AMD may be preparing the next big step in CPU cache design, and it goes beyond the well-known 3D V-Cache approach. A newly published AMD research paper and patent filing (US20260003794A1), titled “Balanced Latency Stacked Cache,” outlines methods for stacking L2 cache on future chips while keeping latency competitive—and in some cases, even improving it versus traditional designs.
Most PC enthusiasts already associate AMD’s cache stacking with 3D V-Cache, which adds extra L3 cache by placing a cache die above or below the compute chiplet. That technology has appeared across multiple product tiers, from Ryzen desktop chips to high-end EPYC server processors. Now, AMD’s latest work suggests the company is investigating stacked cache designs that extend beyond L3, with L2 cache stacking positioned as a potential next move.
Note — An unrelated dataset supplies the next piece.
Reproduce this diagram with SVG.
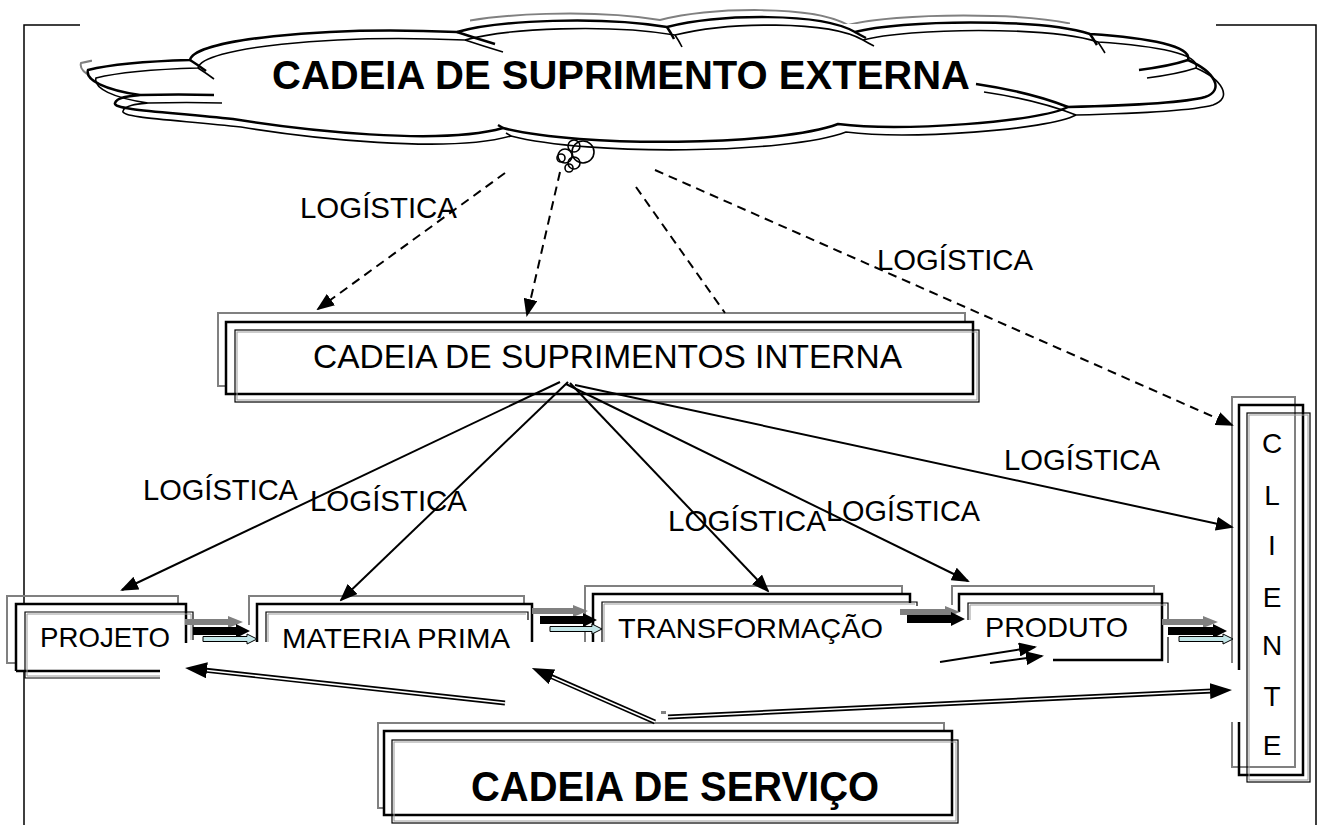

The patent describes a stacked cache system built from a first cache die and at least a second cache die, arranged vertically. In one illustrative example, AMD shows a base die connected to a compute die and a cache die, with an additional compute and cache die stacked on top. The example cache module includes four 512KB regions, totaling 2MB of L2 cache, along with cache control circuitry (CCC) to manage data movement in and out of the cache. The design is also presented as scalable, with diagrams indicating configurations that can expand further, including examples up to 4MB.
What makes this concept especially interesting is how AMD aims to avoid a traditional drawback of larger caches: extra latency caused by longer wiring and additional routing stages. Instead of routing connections around the cache, the design places vertical silicon vias in the center of the stacked cache system. This central routing is intended to create “balanced latency,” meaning access times remain consistent across different sections (or halves) of the cache stack. By shortening signal travel distance and minimizing additional wire stages—often described as extra pipeline stages in conventional planar cache layouts—AMD argues it can keep response times low even as cache capacity grows.
AMD’s own comparison in the document highlights the potential payoff. Using a planar (non-stacked) design as an example, a conventional 1MB L2 cache is described as having a typical latency of 14 cycles. Under the proposed stacked approach, a 1MB stacked L2 cache could reduce that to 12 cycles. In other words, the research suggests stacked L2 cache is not just about adding more cache—it may also help achieve similar or better latency than standard single-die cache layouts.
Power efficiency is another major claim. According to the paper, completing cache accesses in fewer cycles can reduce the time the cache must remain active, allowing it to return to idle states sooner. Shorter wire lengths also mean lower capacitance, which can lower power draw and reduce heat generation. With signals traveling less distance and facing less electrical loading, AMD suggests the design can improve data transfer performance while conserving energy.
Of course, a patent and research paper don’t guarantee a near-term product launch, and it could take years before stacked L2 cache appears in shipping hardware. Still, with AMD’s established track record of commercializing stacked cache technology through 3D V-Cache, this new “balanced latency” approach strongly hints at where future AMD CPU—and possibly GPU—architectures could be headed.